けれ=過去の助動詞「けり」の已然形、接続は連用形
ば=接続助詞、直前が已然形であり、①原因・理由「~なので、~から」の意味で使われている。
ばかり=副助詞、(程度)~ほど・ぐらい。(限定)~だけ。
来(き)=カ変動詞「来(く)」の連用形
たり=完了の助動詞「たり」の連用形、接続は連用形
けり=過去の助動詞「けり」の終止形、接続は連用形
(男の部屋は)女の寝室の近くにあったので、女は、人が寝静まるのを待って、子一つの頃に、男のもとにやって来た。
※子一つ(ねひとつ)=午後十一時から十一時半ごろ。
男はた、寝 られ ざり けれ ば、外の方を見出だして臥せるに、
寝(ね)=ナ行下二段動詞「寝(ぬ)」の未然形
られ=可能の助動詞「らる」の未然形、接続は未然形。「る」には「受身・尊敬・自発・可能」の四つの意味があるがここは文脈判断。平安以前では下に打消が来て「可能」の意味で用いられることが多い。平安以前では「可能」の意味の時は下に「打消」が来るということだが、下に「打消」が来ているからといって「可能」だとは限らない。鎌倉以降は「る・らる」単体でも可能の意味で用いられるようになった。
ざり=打消の助動詞「ず」の連用形、接続は未然形
けれ=過去の助動詞「けり」の已然形、接続は連用形
ば=接続助詞、直前が已然形であり、①原因・理由「~なので、~から」の意味で使われている。
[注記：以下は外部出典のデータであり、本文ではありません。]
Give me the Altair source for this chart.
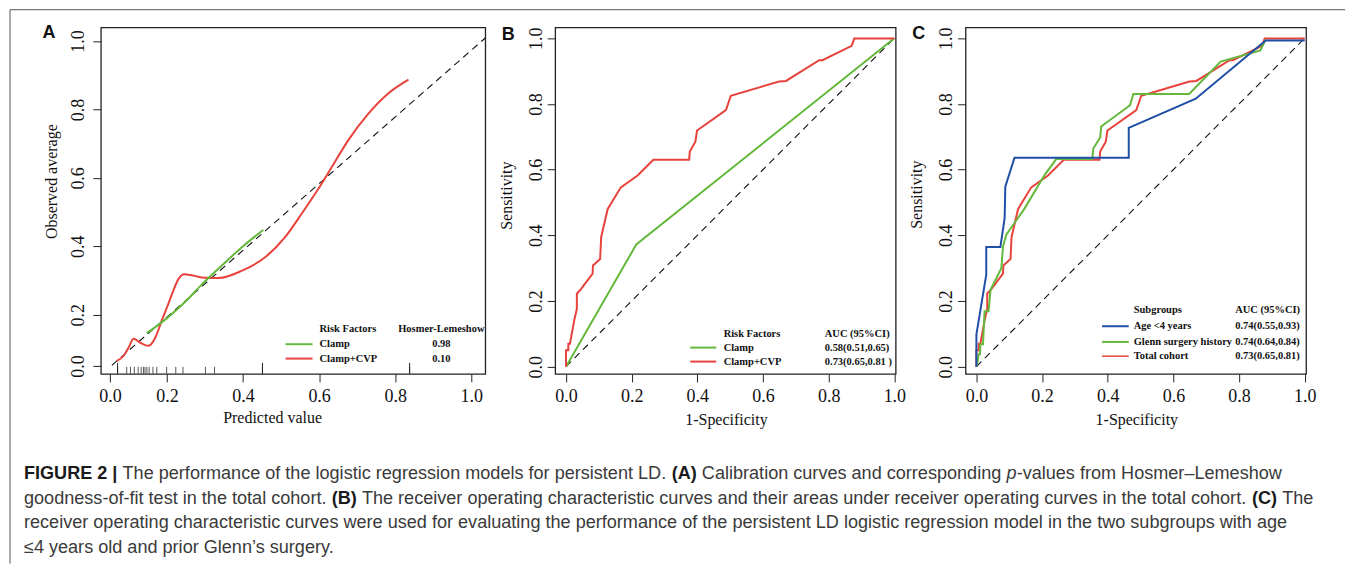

る=存続の助動詞「り」の連体形、接続はサ変なら未然形・四段なら已然形
男もまた、(女のことを思って)寝られなかったので、外の方を見て横になっていると、
月のおぼろなるに、小さき童をさきに立てて人立て り。
立て=タ行下二段動詞「立つ」の連用形、立てる、立たせる。
立て=タ行四段動詞「立つ」の已然形、立つ。
※四段活用と下二段活用の両方になる動詞があり、下二段になると「使役」の意味が加わり、「立たせる」といった意味になる。
り=存続の助動詞「り」の終止形、接続はサ変なら未然形・四段なら已然形
月のおぼろである光の中に、小さい童女を先に立たせて人(=女)が立っている。
男、いとうれしくて、わが寝る所に率て入りて、子一つより丑三つまであるに、まだ何ごとも語らは ぬに帰りに けり。
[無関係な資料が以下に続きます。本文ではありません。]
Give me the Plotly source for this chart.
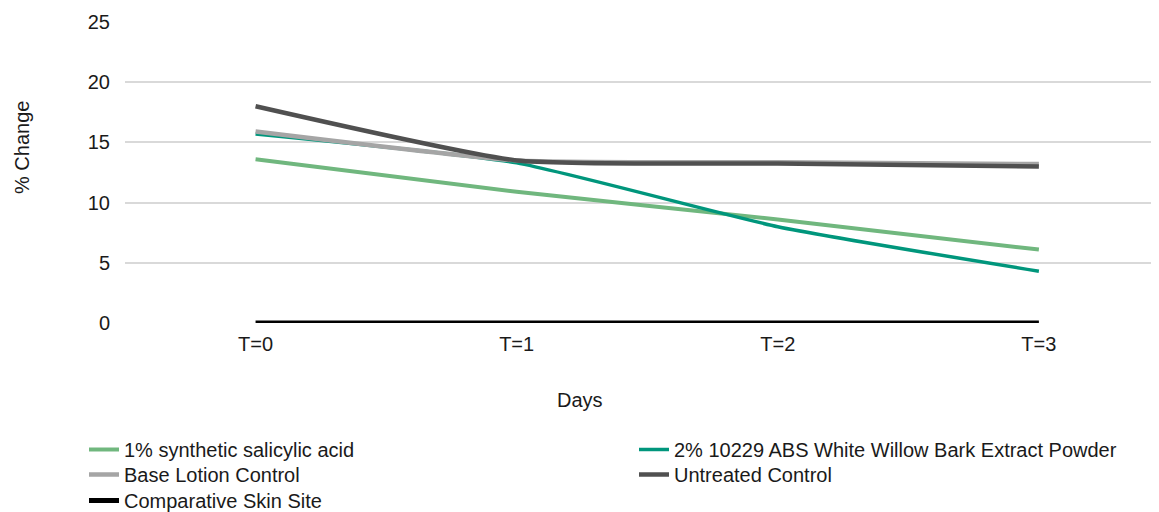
import plotly.graph_objects as go

days = ["T=0", "T=1", "T=2", "T=3"]
series_names = [
    "1% synthetic salicylic acid",
    "2% 10229 ABS White Willow Bark Extract Powder",
    "Base Lotion Control",
    "Untreated Control",
    "Comparative Skin Site",
]
salicylic = [13.6, 10.9, 8.6, 6.1]
willow = [15.7, 13.3, 8.0, 4.3]
base_lotion = [15.9, 13.5, 13.35, 13.2]
untreated = [18.0, 13.5, 13.25, 13.0]
comparative = [0, 0, 0, 0]
y_ticks = [0, 5, 10, 15, 20, 25]

colors = ["#70B77E", "#00967C", "#A5A5A5", "#505050", "#000000"]
widths = [4, 3.5, 4.5, 4.5, 5]
values = [salicylic, willow, base_lotion, untreated, comparative]

# legend grid: (column, row) of each entry, as in the reference
legend_ids = ["legend", "legend2", "legend3", "legend4", "legend5"]
legend_cols = [0, 1, 0, 1, 0]
legend_rows = [0, 0, 1, 1, 2]

fig = go.Figure()
for name, vals, c, w, lg in zip(series_names, values, colors, widths, legend_ids):
    fig.add_trace(go.Scatter(
        x=days, y=vals, name=name, mode="lines", legend=lg,
        line=dict(color=c, width=w, shape="spline", smoothing=0.5),
    ))

# page has an 8px body margin; target plot area in page px: x 125..1159, y 22..323
OFF = 8
W, H = 1159 - OFF, 512 - OFF
L, T, B = 125 - OFF, 22 - OFF, (OFF + H) - 323
pw, ph = 1159 - 125, 323 - 22

def px(x):
    return (x - 125) / pw

def py(y):
    return (323 - y) / ph

txt = "#1A1A1A"
font = "Liberation Sans, Arial, sans-serif"
col_x = [84, 634]          # page px of legend box left edge per column
row_top = [430, 455, 481]  # page px of legend box top per row

legends = {}
for lg, cidx, ridx in zip(legend_ids, legend_cols, legend_rows):
    legends[lg] = dict(
        orientation="v", xref="container", yref="container",
        xanchor="left", yanchor="top",
        x=(col_x[cidx] - OFF) / W, y=1 - (row_top[ridx] - OFF) / H,
        font=dict(size=20, color=txt), tracegroupgap=0,
        bgcolor="rgba(0,0,0,0)", borderwidth=0,
    )

fig.update_layout(
    width=W, height=H,
    margin=dict(l=L, r=0, t=T, b=B, autoexpand=False),
    plot_bgcolor="white", paper_bgcolor="white",
    font=dict(family=font, size=20, color=txt),
    showlegend=True,
    xaxis=dict(
        type="category", range=[-0.5, 3.46], showgrid=False,
        showline=False, ticks="", tickfont=dict(size=20, color=txt),
        zeroline=False, ticklabelstandoff=7,
    ),
    yaxis=dict(
        range=[0, 25], tickvals=y_ticks, showgrid=True, gridcolor="#D9D9D9",
        gridwidth=1.5, zeroline=False, showline=False, ticks="",
        ticklabelstandoff=14, tickfont=dict(size=20, color=txt),
    ),
    annotations=[
        dict(text="% Change", x=px(22), y=py(148), xref="paper", yref="paper",
             xanchor="center", yanchor="middle",
             showarrow=False, textangle=-90, font=dict(size=20, color=txt)),
        dict(text="Days", x=px(580), y=py(400), xref="paper", yref="paper",
             xanchor="center", yanchor="middle",
             showarrow=False, font=dict(size=20, color=txt)),
    ],
    **legends,
)

fig.write_html("out.html")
率(ゐ)=ワ行上一段動詞「率る(ゐる)」の連用形。率(ひき)いる、引き連れていく。上一段活用の動詞は「{ ひ・い・き・に・み・ゐ } る」と覚える。
より=格助詞、(起点)~から。(手段・用法)~で。(経過点)~を通って。(即時:直前に連体形がきて)~するやいなや。
語らは=ハ行四段動詞「語らふ」の未然形、仲良く交際する。語り合う
ぬ=打消の助動詞「ず」の連体形、接続は未然形
に=完了の助動詞「ぬ」の連用形、接続は連用形
けり=過去の助動詞「けり」の終止形、接続は連用形
男は、たいそう嬉しくて、自分が寝ている所に連れて入って、子一つから丑三つまで(一緒に)いたが、まだ何事も(打ち解けて)語り合わないうちに、(女は)帰ってしまった。
※丑三つ(うしみつ)=午前二時から二時半ごろ
男、いとかなしくて、寝ず なり に けり。
ず=打消の助動詞「ず」の連用形、接続は未然形
なり=ラ行四段動詞「成る」の連用形
に=完了の助動詞「ぬ」の連用形、接続は連用形
けり=過去の助動詞「けり」の終止形、接続は連用形
男は、とても悲しくて、(そのまま)寝ないでいたのだった。